Or, they're in the vocabulary of folks whose writing I'm mostly allergic to
(Lewis Shiner, Bruce Sterling, and William Gibson). Their
perspectives/perceptions/literary values are very much non-coincident with
mine generally (I've tried reading work by all three, and found it highly
unpalatable. I forced myself to read the entirety of a Sterling story in
Asimov's once, and my reaction was, "Either that was the point and it was
completely lacking in merit to me, or I didn't get the point of the story
and so the story had no merit for me. And the rhythm is unresolved anapests
and that's repulsive to me, and I didn't like the characters/find them
people I was interested in reading about/cared about, so that's a negative,
and I wasn't interested in the setting...." bottom line, it reinforced,
"Bruce Sterling's writing lacks merit for me to read/spend my time trying to
read." I got halfway through Neuoromancer once when I had a cold so bad
that half my neurons were offline--I'd never gotten to the end of page 3 on
any of my previous attempts to read it.
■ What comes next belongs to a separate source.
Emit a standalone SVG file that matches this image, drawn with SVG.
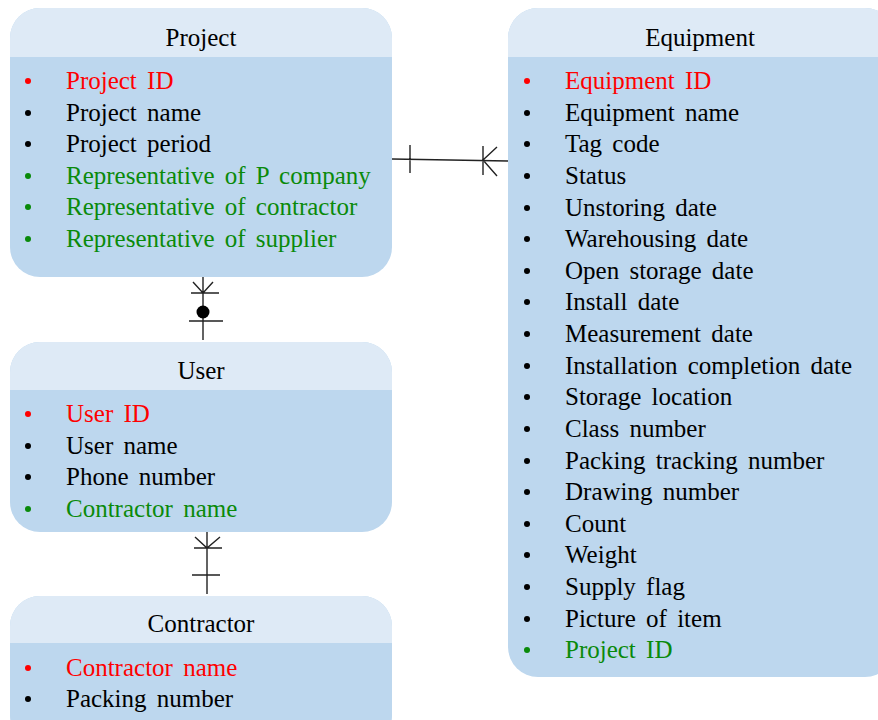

Once the neurons came back on-line,
though, it went back to being unreadable!
Bruce Sterling I think is the fellow who dumped all over Lois McMaster
Bujold's novel Falling Free, failing to see any merit or value in it. The
fact that it intentionally was an homage to and written in the style of
old-fashioned Astounding/Analog nuts and bolts stores, with its hardware
focus being welding technology, either completely escaped him, was
irrelevant to him, was a bug rather than a feature to him, or otherwise
either failed to sink in or was something he rejected as having any value or
merit.
Whilte there are a lot of people who both like Lois McMaster Bujold's
writing and Bruce Sterling, there are also a lot of other people who
nominate the one of them for Hugos and strongly dislike the writing of the
other. I fall into the category of voting Lois McMaster Bujold's work for
Hugos and strongly disliking/being completely unreceptive to Bruce
Sterling's writing--and much of his literary criticism.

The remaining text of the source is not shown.